Buying a house can be very expensive, but if you’re a first-time buyer in England, Northern Ireland or Scotland, you’ll receive tax relief to help with the costs.

This means you’ll pay less stamp duty than those people who are already on the property ladder.

Stamp duty for second home buyers

For buy-to-let and second homes, you’ll need to pay an extra percentage on each tier of stamp duty.

In England and Northern Ireland, you’ll need to pay an extra 3% and in Scotland and Wales, you’ll pay an additional 4% on each tier.

How do I pay stamp duty?

Usually, your solicitor or conveyancer will calculate and organise the payment for you on your behalf.

They’ll typically collect the money from you beforehand and pay the stamp duty on the day your house sale completes.

When do you need to pay stamp duty?

When you buy a property in England or Northern Ireland, you’ll need to pay stamp duty within 14 days of completing the purchase of your home or land.
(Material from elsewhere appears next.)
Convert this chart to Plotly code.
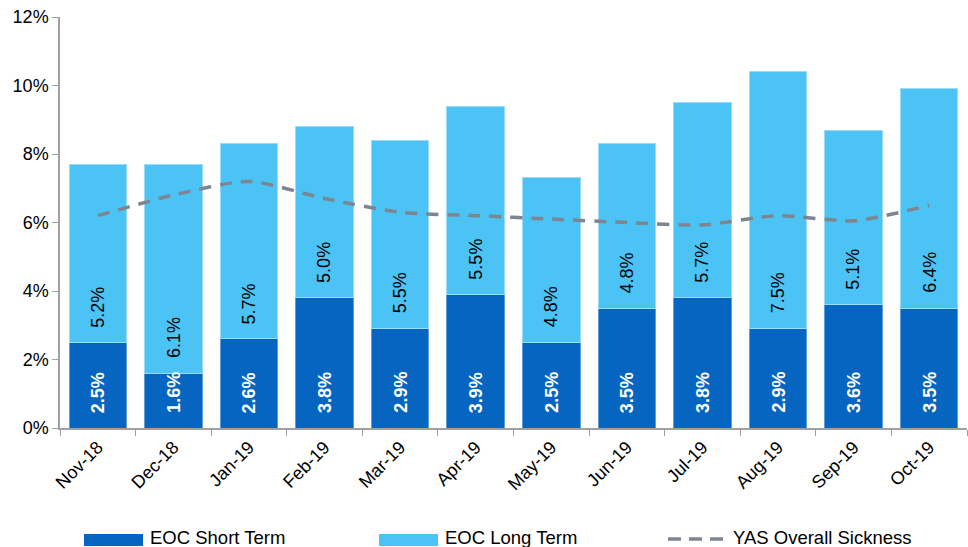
import plotly.graph_objects as go

months = ["Nov-18", "Dec-18", "Jan-19", "Feb-19", "Mar-19", "Apr-19",
          "May-19", "Jun-19", "Jul-19", "Aug-19", "Sep-19", "Oct-19"]
short_term = [2.5, 1.6, 2.6, 3.8, 2.9, 3.9, 2.5, 3.5, 3.8, 2.9, 3.6, 3.5]
long_term = [5.2, 6.1, 5.7, 5.0, 5.5, 5.5, 4.8, 4.8, 5.7, 7.5, 5.1, 6.4]
yas_overall = [6.2, 6.8, 7.2, 6.7, 6.3, 6.2, 6.1, 6.0, 5.93, 6.2, 6.05, 6.5]

DARK = "#0565C0"
LIGHT = "#4BC3F4"
GREY_LINE = "#7D8690"
FONT = "Liberation Sans, Arial, sans-serif"

W, H = 968, 547
ML, MR, MT, MB = 60, 1, 17, 119

fig = go.Figure()
fig.add_trace(go.Bar(
    x=months, y=short_term, name="EOC Short Term",
    marker=dict(color=DARK, line=dict(color="#5E9ED8", width=1)),
    hoverinfo="x+y",
))
fig.add_trace(go.Bar(
    x=months, y=long_term, name="EOC Long Term",
    marker=dict(color=LIGHT, line=dict(color="#9ADCF8", width=1)),
    hoverinfo="x+y",
))
fig.add_trace(go.Scatter(
    x=months, y=yas_overall, name="YAS Overall Sickness", mode="lines",
    line=dict(color=GREY_LINE, width=3.5, dash="12px,9px", shape="spline", smoothing=0.7),
))

annotations = []
# value labels sit just above the base of each segment, reading upwards
for m, s, l in zip(months, short_term, long_term):
    annotations.append(dict(
        x=m, y=0, xref="x", yref="y", text=f"<b>{s:.1f}%</b>", showarrow=False,
        textangle=-90, yanchor="bottom", yshift=13,
        font=dict(family=FONT, size=18, color="white"),
    ))
    annotations.append(dict(
        x=m, y=s, xref="x", yref="y", text=f"{l:.1f}%", showarrow=False,
        textangle=-90, yanchor="bottom", yshift=13,
        font=dict(family=FONT, size=18, color="black"),
    ))


def px_x(px):
    return (px - ML) / (W - ML - MR)


def px_y(py):
    return (H - MB - py) / (H - MT - MB)


# bottom legend: wide swatches followed by their labels
shapes = []
legend_items = [
    ("EOC Short Term", "rect", DARK, 84, 143, 148),
    ("EOC Long Term", "rect", LIGHT, 379, 438, 443),
    ("YAS Overall Sickness", "line", GREY_LINE, 668, 725, 731),
]
for label, kind, color, x0, x1, tx in legend_items:
    if kind == "rect":
        shapes.append(dict(type="rect", xref="paper", yref="paper",
                           x0=px_x(x0), x1=px_x(x1), y0=px_y(546), y1=px_y(534),
                           fillcolor=color, line=dict(width=0)))
    else:
        shapes.append(dict(type="line", xref="paper", yref="paper",
                           x0=px_x(x0), x1=px_x(x1), y0=px_y(539), y1=px_y(539),
                           line=dict(color=color, width=3.5, dash="13px,8px")))
    annotations.append(dict(
        x=px_x(tx), y=px_y(537), xref="paper", yref="paper", text=label,
        showarrow=False, xanchor="left", yanchor="middle",
        font=dict(family=FONT, size=18.5, color="black"),
    ))

fig.update_layout(
    width=W, height=H,
    margin=dict(l=ML, r=MR, t=MT, b=MB, pad=0),
    barmode="stack", bargap=0.24,
    plot_bgcolor="white", paper_bgcolor="white",
    showlegend=False,
    font=dict(family=FONT, size=17, color="black"),
    xaxis=dict(
        type="category", tickangle=-45, tickson="boundaries",
        ticks="outside", ticklen=6, tickcolor="#A0A0A0",
        showline=True, linecolor="#A0A0A0", linewidth=1.5,
        showgrid=False, tickfont=dict(size=18),
        range=[-0.5, 11.5],
    ),
    yaxis=dict(
        range=[0, 12], dtick=2, ticksuffix="%",
        ticks="outside", ticklen=6, tickcolor="#A0A0A0",
        showline=True, linecolor="#A0A0A0", linewidth=1.5,
        showgrid=False, zeroline=False, tickfont=dict(size=18),
    ),
    annotations=annotations,
    shapes=shapes,
)

fig.write_html("out.html")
In Scotland and Wales, you’ll have 30 days to make the equivalent payment.

However, even if your solicitor or licensed conveyancer is transferring the funds for you, it’s still your responsibility to make sure it’s paid on time. If it isn’t, you’ll be charged a penalty fee and interest until it’s paid.

Can I add stamp duty to my mortgage?

Yes, it’s possible to borrow more money on your mortgage to help cover the stamp duty on your new property.

Although you should make sure you give this careful consideration, as adding stamp duty to your mortgage will affect your loan-to-value ratio (LTV).

This could mean you’re charged higher interest rates and it might impact the type of mortgage you’re able to get, as well as potentially taking you longer to pay the loan back.